Lampi, E., Dessipri, E., Poulima, I.
A flexible model for the development and validation of multianalyte methods for the determination of migrants from food contact materials

Several thousands of chemical substances which are used in the production of food contact materials and articles have the potential to migrate into foods. It needs high analytical experience, hard work and high level instrumentation to determine the level of their migration into foods or food simulants. Development of multi-analyte methods is necessary in order to cope with the huge number of chemical compounds which should be determined. Application for the official control necessitates validation for each combination of analyte/substrate/simulant/migration condition.
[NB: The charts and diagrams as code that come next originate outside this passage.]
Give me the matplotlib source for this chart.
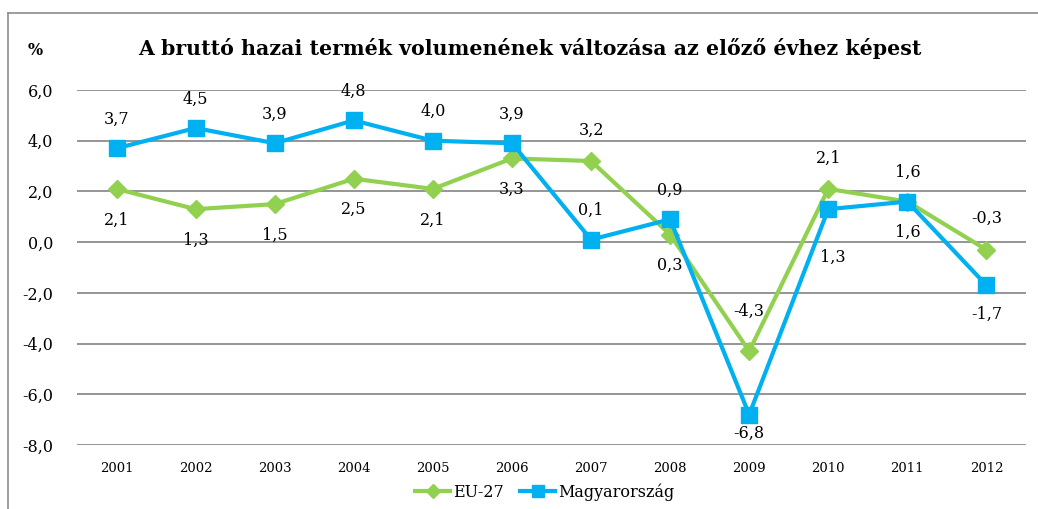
import matplotlib.pyplot as plt
from matplotlib.lines import Line2D

years = ["2001", "2002", "2003", "2004", "2005", "2006",
         "2007", "2008", "2009", "2010", "2011", "2012"]
eu27 = [2.1, 1.3, 1.5, 2.5, 2.1, 3.3, 3.2, 0.3, -4.3, 2.1, 1.6, -0.3]
hungary = [3.7, 4.5, 3.9, 4.8, 4.0, 3.9, 0.1, 0.9, -6.8, 1.3, 1.6, -1.7]
# címke helye: 1 = fölötte, -1 = alatta
eu_pos = [-1, -1, -1, -1, -1, -1, 1, -1, 1, 1, -1, 1]
hu_pos = [1, 1, 1, 1, 1, 1, 1, 1, -1, -1, 1, -1]

green = "#92D050"
blue = "#00B0F0"
grid_c = "#8C8C8C"
serif = "DejaVu Serif"

fig = plt.figure(figsize=(10.38, 5.09), dpi=100)
ax = fig.add_axes([0.0742, 0.1257, 0.9142, 0.6975])

x = list(range(len(years)))
ax.plot(x, eu27, color=green, lw=3, marker="D", ms=9, zorder=3)
ax.plot(x, hungary, color=blue, lw=3, marker="s", ms=11, zorder=4)


def fmt(v):
    return f"{v:.1f}".replace(".", ",")


# néhány címke egyedi eltolása (pixel)
eu_off = {8: (0, 40)}
hu_off = {8: (0, -19), 9: (5, -48)}

for i in x:
    dx, dy = eu_off.get(i, (0, 31 * eu_pos[i]))
    ax.annotate(fmt(eu27[i]), (i, eu27[i]), xytext=(dx, dy),
                textcoords="offset pixels", ha="center", va="center",
                fontsize=11.5, family=serif)
    dx, dy = hu_off.get(i, (0, 29 * hu_pos[i]))
    ax.annotate(fmt(hungary[i]), (i, hungary[i]), xytext=(dx, dy),
                textcoords="offset pixels", ha="center", va="center",
                fontsize=11.5, family=serif)

ax.set_xlim(-0.5, len(years) - 0.5)
ax.set_ylim(-8, 6)
ax.set_yticks(range(-8, 7, 2))
ax.set_yticklabels([fmt(v) for v in range(-8, 7, 2)], family=serif, fontsize=11.5)
ax.set_xticks(x)
ax.set_xticklabels(years, family=serif, fontsize=9.5)
ax.tick_params(length=0)
ax.tick_params(axis="y", pad=17)
ax.tick_params(axis="x", pad=12)
ax.grid(axis="y", color=grid_c, lw=1.3)
ax.set_axisbelow(True)
for s in ax.spines.values():
    s.set_visible(False)

fig.text(0.133, 0.905, "A bruttó hazai termék volumenének változása az előző évhez képest",
         fontsize=14.8, fontweight="bold", family=serif, va="center")
fig.text(0.027, 0.9, "%", fontsize=11.5, fontweight="bold", family=serif, va="center")

handles = [Line2D([], [], color=green, lw=3, marker="D", ms=7),
           Line2D([], [], color=blue, lw=3, marker="s", ms=9)]
fig.legend(handles, ["EU-27", "Magyarország"], loc="center", ncol=2,
           bbox_to_anchor=(0.525, 0.033), frameon=False,
           prop={"family": serif, "size": 11.5}, handlelength=2.2,
           handletextpad=0.2, columnspacing=1.0)

# keret
fig.add_artist(Line2D([8 / 1038, 1], [1 - 13 / 509, 1 - 13 / 509],
                      color=grid_c, lw=1.2, transform=fig.transFigure))
fig.add_artist(Line2D([8 / 1038, 8 / 1038], [0, 1 - 13 / 509],
                      color=grid_c, lw=1.2, transform=fig.transFigure))

fig.savefig("out.png", dpi=100)
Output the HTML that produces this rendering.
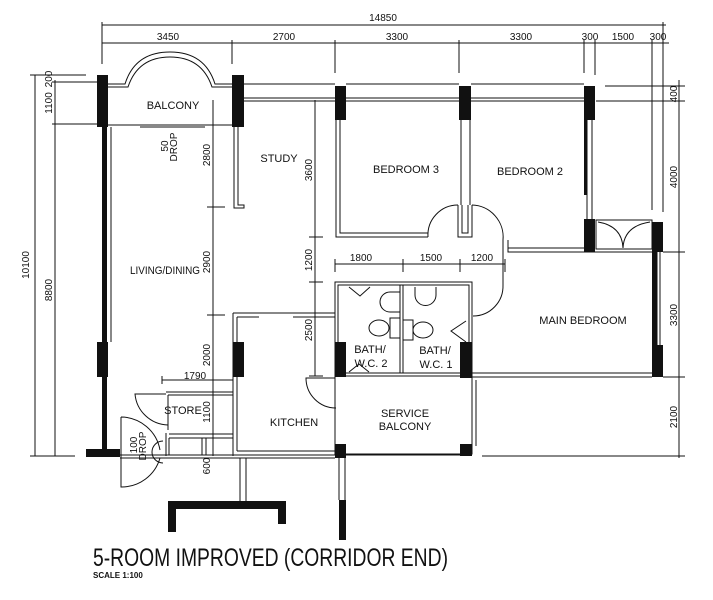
<!DOCTYPE html>
<html><head><meta charset="utf-8"><style>
html,body{margin:0;padding:0;background:#fff;width:713px;height:600px;overflow:hidden}
svg{display:block}
text{font-family:"Liberation Sans",sans-serif;fill:#111}
</style></head><body>
<svg width="713" height="600" viewBox="0 0 713 600" xmlns="http://www.w3.org/2000/svg">
<g stroke="#111" stroke-width="1" fill="none">
<line x1="102" y1="25" x2="666" y2="25"/>
<line x1="102" y1="43" x2="669" y2="43"/>
<line x1="102" y1="22" x2="102" y2="64"/>
<line x1="232" y1="40" x2="232" y2="64"/>
<line x1="335" y1="40" x2="335" y2="73"/>
<line x1="459" y1="40" x2="459" y2="73"/>
<line x1="584" y1="40" x2="584" y2="73"/>
<line x1="595" y1="40" x2="595" y2="75"/>
<line x1="652" y1="40" x2="652" y2="210"/>
<line x1="663" y1="22" x2="663" y2="212"/>
<line x1="35" y1="75" x2="35" y2="456"/>
<line x1="30" y1="75" x2="86" y2="75"/>
<line x1="55" y1="80" x2="55" y2="456"/>
<line x1="52" y1="82" x2="98" y2="82"/>
<line x1="52" y1="124" x2="98" y2="124"/>
<line x1="30" y1="456" x2="75" y2="456"/>
<line x1="679" y1="80" x2="679" y2="458"/>
<line x1="605" y1="86" x2="685" y2="86"/>
<line x1="596" y1="101" x2="685" y2="101"/>
<line x1="663" y1="252" x2="685" y2="252"/>
<line x1="663" y1="377" x2="685" y2="377"/>
<line x1="482" y1="456" x2="685" y2="456"/>
<line x1="213" y1="100" x2="213" y2="456"/>
<line x1="207" y1="207" x2="225" y2="207"/>
<line x1="207" y1="315" x2="225" y2="315"/>
<line x1="162" y1="380" x2="233" y2="380"/>
<line x1="162" y1="376" x2="162" y2="384"/>
<line x1="315" y1="100" x2="315" y2="376"/>
<line x1="309" y1="237" x2="323" y2="237"/>
<line x1="309" y1="282" x2="323" y2="282"/>
<line x1="309" y1="376" x2="323" y2="376"/>
<line x1="335" y1="264" x2="505" y2="264"/>
<line x1="335" y1="259" x2="335" y2="272"/>
<line x1="403" y1="259" x2="403" y2="272"/>
<line x1="460" y1="259" x2="460" y2="272"/>
<line x1="505" y1="259" x2="505" y2="272"/>
<path d="M108 84 H125 Q135 52 170 52 Q205 52 215 84 H232"/>
<path d="M108 87 H128 Q138 57 170 57 Q202 57 212 87 H232"/>
<line x1="108" y1="125" x2="232" y2="125"/>
<line x1="140" y1="127" x2="205" y2="127"/>
<line x1="244" y1="84" x2="335" y2="84"/>
<line x1="346" y1="84" x2="459" y2="84"/>
<line x1="471" y1="84" x2="584" y2="84"/>
<line x1="244" y1="98" x2="584" y2="98"/>
<line x1="244" y1="101" x2="584" y2="101"/>
<path d="M234 127 V208 H244 V205 H238 V127"/>
<path d="M336 120 V237 H428 M340 120 V233 H428"/>
<path d="M428 237 A30 30 0 0 1 458 205"/>
<path d="M458 205 V237 H472 V205 M462 205 V233 H468 V205 M461 120 V205 M470 120 V205"/>
<path d="M472 205 A32 32 0 0 1 503 240"/>
<path d="M503 240 V282 M508 240 V252 H652 M508 248 H584"/>
<line x1="587" y1="120" x2="587" y2="219"/>
<line x1="592" y1="120" x2="592" y2="219"/>
<rect x="596" y="220" width="56" height="29"/>
<path d="M598 222 Q622 226 623 248 Q624 226 650 222"/>
<line x1="657" y1="252" x2="657" y2="345"/>
<line x1="660" y1="252" x2="660" y2="345"/>
<line x1="472" y1="373" x2="652" y2="373"/>
<line x1="472" y1="377" x2="652" y2="377"/>
<path d="M503 282 V285 A30 30 0 0 1 473 316"/>
<rect x="335" y="282" width="137" height="94"/>
<rect x="338" y="285" width="131" height="88"/>
<line x1="400" y1="285" x2="400" y2="373"/>
<line x1="403" y1="285" x2="403" y2="373"/>
<path d="M349 287 L360 296 L370 287 M349 372 L359 364 L369 372 M466 321 L451 331 L466 342"/>
<path d="M400 292 H390 A10 10 0 0 0 390 312 H400"/>
<path d="M436 287 V295 A10 10 0 0 1 415 295 V287"/>
<rect x="390" y="318" width="10" height="20"/><ellipse cx="379" cy="328" rx="10" ry="8"/>
<rect x="403" y="320" width="10" height="20"/><ellipse cx="423" cy="330" rx="10" ry="8"/>
<rect x="335" y="376" width="137" height="78"/>
<line x1="472" y1="380" x2="472" y2="446"/><line x1="476" y1="380" x2="476" y2="446"/>
<path d="M233 313 H335 M237 317 H259 M293 317 H335"/>
<path d="M233 313 V456 M237 317 V451"/>
<path d="M335 378 H306 A30 30 0 0 0 336 408"/>
<line x1="237" y1="451" x2="335" y2="451"/>
<line x1="111" y1="127" x2="111" y2="342"/>
<path d="M166 392 H233 M168 395 H233 M168 395 V430"/>
<path d="M168 425 A34 34 0 0 1 135 394 H166"/>
<path d="M166 433 V456 M169 434 H233 M169 438 H233 M169 438 V455 M202 438 V455 M206 438 V455"/>
<path d="M121 417 A40 40 0 0 1 160 450 V450 M121 417 V487 A40 40 0 0 0 160 458"/>
<path d="M163 441 A8 8 0 0 0 163 463"/>
<line x1="120" y1="455" x2="470" y2="455"/>
<line x1="120" y1="458" x2="335" y2="458"/>
<path d="M240 458 V501 M246 458 V501"/>
<path d="M339 458 V500 M345 458 V500"/>
</g>
<g fill="#111">
<rect x="97" y="75" width="11" height="52"/>
<rect x="232" y="75" width="12" height="52"/>
<rect x="102" y="127" width="5" height="325"/>
<rect x="97" y="342" width="11" height="35"/>
<rect x="86" y="449" width="34" height="8"/>
<rect x="335" y="86" width="11" height="34"/>
<rect x="459" y="86" width="12" height="34"/>
<rect x="584" y="86" width="11" height="34"/>
<rect x="584" y="120" width="3" height="75"/>
<rect x="584" y="219" width="11" height="33"/>
<rect x="652" y="222" width="11" height="30"/>
<rect x="652" y="252" width="5" height="125"/>
<rect x="652" y="345" width="11" height="32"/>
<rect x="233" y="342" width="11" height="35"/>
<rect x="335" y="342" width="11" height="35"/>
<rect x="460" y="342" width="12" height="36"/>
<rect x="335" y="444" width="11" height="13"/>
<rect x="460" y="444" width="12" height="12"/>
<rect x="168" y="501" width="118" height="8"/>
<rect x="168" y="501" width="8" height="31"/>
<rect x="278" y="501" width="8" height="23"/>
<rect x="339" y="500" width="7" height="40"/>
<rect x="335" y="454" width="11" height="4"/>
</g>
<g font-size="10" text-anchor="middle">
<text x="383" y="21">14850</text>
<text x="168" y="40">3450</text>
<text x="284" y="40">2700</text>
<text x="397" y="40">3300</text>
<text x="521" y="40">3300</text>
<text x="590" y="40">300</text>
<text x="623" y="40">1500</text>
<text x="658" y="40">300</text>
<text x="361" y="261">1800</text>
<text x="431" y="261">1500</text>
<text x="482" y="261">1200</text>
<text x="195" y="379">1790</text>
</g>
<g font-size="10" text-anchor="middle">
<text transform="translate(29,265) rotate(-90)">10100</text>
<text transform="translate(52,290) rotate(-90)">8800</text>
<text transform="translate(52,79) rotate(-90)">200</text>
<text transform="translate(52,103) rotate(-90)">1100</text>
<text transform="translate(210,155) rotate(-90)">2800</text>
<text transform="translate(210,262) rotate(-90)">2900</text>
<text transform="translate(210,355) rotate(-90)">2000</text>
<text transform="translate(210,412) rotate(-90)">1100</text>
<text transform="translate(210,466) rotate(-90)">600</text>
<text transform="translate(312,170) rotate(-90)">3600</text>
<text transform="translate(312,260) rotate(-90)">1200</text>
<text transform="translate(312,330) rotate(-90)">2500</text>
<text transform="translate(677,177) rotate(-90)">4000</text>
<text transform="translate(677,94) rotate(-90)">400</text>
<text transform="translate(677,315) rotate(-90)">3300</text>
<text transform="translate(677,417) rotate(-90)">2100</text>
<text transform="translate(168,146) rotate(-90)">50</text>
<text transform="translate(177,147) rotate(-90)">DROP</text>
<text transform="translate(137,445) rotate(-90)">100</text>
<text transform="translate(146,446) rotate(-90)">DROP</text>
</g>
<g font-size="11" text-anchor="middle">
<text x="173" y="109">BALCONY</text>
<text x="279" y="162">STUDY</text>
<text x="406" y="173">BEDROOM 3</text>
<text x="530" y="175">BEDROOM 2</text>
<text x="165" y="274" textLength="70" lengthAdjust="spacingAndGlyphs">LIVING/DINING</text>
<text x="583" y="324">MAIN BEDROOM</text>
<text x="370" y="353">BATH/</text>
<text x="371" y="367">W.C. 2</text>
<text x="435" y="354">BATH/</text>
<text x="436" y="368">W.C. 1</text>
<text x="405" y="417">SERVICE</text>
<text x="405" y="430">BALCONY</text>
<text x="183" y="414">STORE</text>
<text x="294" y="426">KITCHEN</text>
</g>
<text x="93" y="566" font-size="25" textLength="355" lengthAdjust="spacingAndGlyphs">5-ROOM IMPROVED (CORRIDOR END)</text>
<text x="93" y="578" font-size="8" font-weight="bold">SCALE 1:100</text>
</svg>
</body></html>
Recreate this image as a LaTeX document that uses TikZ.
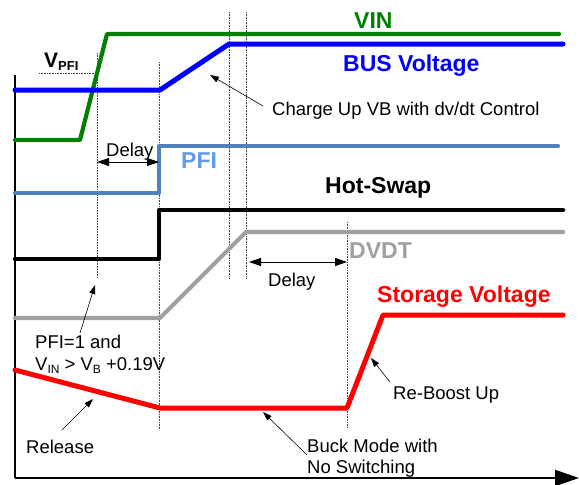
\documentclass[tikz,border=0pt]{standalone}
\usepackage{fontspec}
\setmainfont{Liberation Sans}
\usetikzlibrary{arrows.meta}
\definecolor{cvin}{RGB}{0,128,0}
\definecolor{cbus}{RGB}{0,0,255}
\definecolor{cpfi}{RGB}{79,129,189}
\definecolor{cpfilbl}{RGB}{100,155,230}
\definecolor{cdvdt}{RGB}{160,160,160}
\definecolor{cstor}{RGB}{255,0,0}
\tikzset{
  sig/.style={line width=4.2pt, line cap=round, line join=round},
  guide/.style={densely dotted, line width=0.6pt, black!75},
  note/.style={line width=0.6pt, -{Triangle[length=9pt,width=6pt]}},
  span/.style={line width=0.8pt, {Triangle[length=12pt,width=8pt]}-{Triangle[length=12pt,width=8pt]}},
  lbl/.style={font=\fontsize{23}{25}\selectfont\bfseries, anchor=base west, inner sep=0pt},
  txt/.style={font=\fontsize{18.5}{21}\selectfont, anchor=base west, inner sep=0pt},
}
\begin{document}
\begin{tikzpicture}[x=1pt,y=-1pt]
\useasboundingbox (0,0) rectangle (579,485);
% guides
\draw[guide] (97,53) -- (97,278);
\draw[guide] (159,62) -- (159,430);
\draw[guide] (229,12) -- (229,278);
\draw[guide] (246,12) -- (246,278);
\draw[guide] (347,222) -- (347,428);
\draw[guide] (39,73) -- (97,73);
% axes
\draw[line width=2pt] (15,75) -- (15,478);
\draw[line width=2pt, -{Triangle[length=24pt,width=16pt]}] (15,478) -- (579,478);
% signals
\draw[sig, cvin] (15,140) -- (80,140) -- (107,34) -- (559,34);
\draw[sig, cbus, line width=5pt] (15,90) -- (160,90) -- (229,44) -- (563,44);
\draw[sig, cpfi] (15,193) -- (159,193) -- (159,146) -- (558,146);
\draw[sig, black, line width=4.5pt] (15,259) -- (159,259) -- (159,210) -- (563,210);
\draw[sig, cdvdt] (15,318) -- (160,318) -- (246,232) -- (563,232);
\draw[sig, cstor, line width=5pt] (15,370) -- (160,408) -- (347,408) -- (383,315) -- (563,315);
% labels
\node[inner sep=0pt, anchor=base west, font=\fontsize{21}{22}\selectfont\bfseries] (vpfi) at (44,67) {V\raisebox{-3.5pt}{\fontsize{13}{13}\selectfont PFI}};
\node[lbl, cvin] (lvin) at (354,28) {VIN};
\node[lbl, cbus] (lbus) at (343,71) {BUS Voltage};
\node[lbl, cpfilbl] (lpfi) at (181,168) {PFI};
\node[lbl, black] (lhs) at (325,193) {Hot-Swap};
\node[lbl, cdvdt] (ldvdt) at (349,258) {DVDT};
\node[lbl, cstor] (lstor) at (377,302) {Storage Voltage};
% annotations
\node[txt] (charge) at (272,115) {Charge Up VB with dv/dt Control};
\coordinate (chargetail) at (263,106);
\coordinate (chargetip) at (210,75);
\draw[note] (chargetail) -- (chargetip);

\node[txt] (delay1) at (106,156) {Delay};
\coordinate (d1a) at (97,162);
\coordinate (d1b) at (159,162);
\draw[span] (d1a) -- (d1b);

\node[txt] (delay2) at (268,286) {Delay};
\coordinate (d2a) at (249,262);
\coordinate (d2b) at (347,262);
\draw[span] (d2a) -- (d2b);

\node[txt] (cond1) at (35,348) {PFI=1 and};
\node[txt] (cond2) at (35,370) {V\raisebox{-3pt}{\fontsize{12}{12}\selectfont IN} \textgreater{} V\raisebox{-3pt}{\fontsize{12}{12}\selectfont B} +0.19V};
\coordinate (condtail) at (80,333);
\coordinate (condtip) at (95,285);
\draw[note] (condtail) -- (condtip);

\node[txt] (release) at (26,453) {Release};
\coordinate (reltail) at (62,430);
\coordinate (reltip) at (93,399);
\draw[note] (reltail) -- (reltip);

\node[txt] (buck1) at (307,452) {Buck Mode with};
\node[txt] (buck2) at (307,473) {No Switching};
\coordinate (bucktail) at (307,455);
\coordinate (bucktip) at (263,412);
\draw[note] (bucktail) -- (bucktip);

\node[txt] (reboost) at (393,399) {Re-Boost Up};
\coordinate (rbtail) at (390,382);
\coordinate (rbtip) at (371,358);
\draw[note] (rbtail) -- (rbtip);
\end{tikzpicture}
\end{document}
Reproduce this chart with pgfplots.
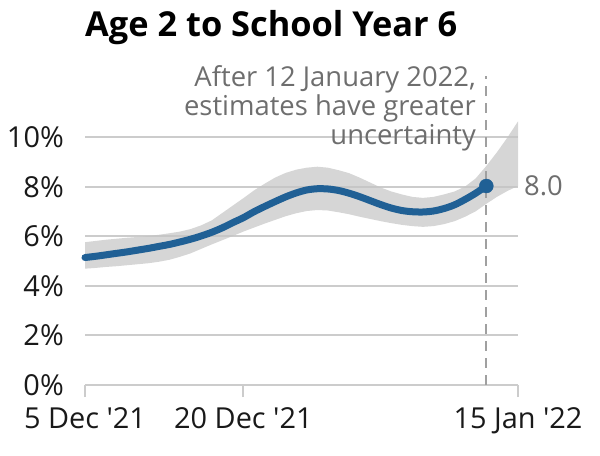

A very promising approach is based on the design and development of a structured flexible model for the establishment of modular analytical process which will incorporate the standard migration methods, different substrates in combination with various analytes and will include procedures for samples’ preparation and instrumental analysis. The model foresees the extension to additional migrating compounds and food substrates followed by the necessary minimum validation actions in order to achieve a reliable result at the shortest time. The philosophy of this approach focuses on the breakdown of the analytical process into fully documented individual, independent and clearly defined stages (modules) which can be combined together to give the appropriate analytical process according to the target analyte(s) and simulants or food substrates. The implementation of this model provides a continuously expanding measurement capability of the laboratory with simultaneous satisfaction of the requirements for reliable, traceable and comparable results.
This model is successfully applied to plastics’ starting substances and additives, focusing on incorporation of the analysis of new plasticizers like diethylhexyl terephthalate using GC-FID and GC-MS instrumentation.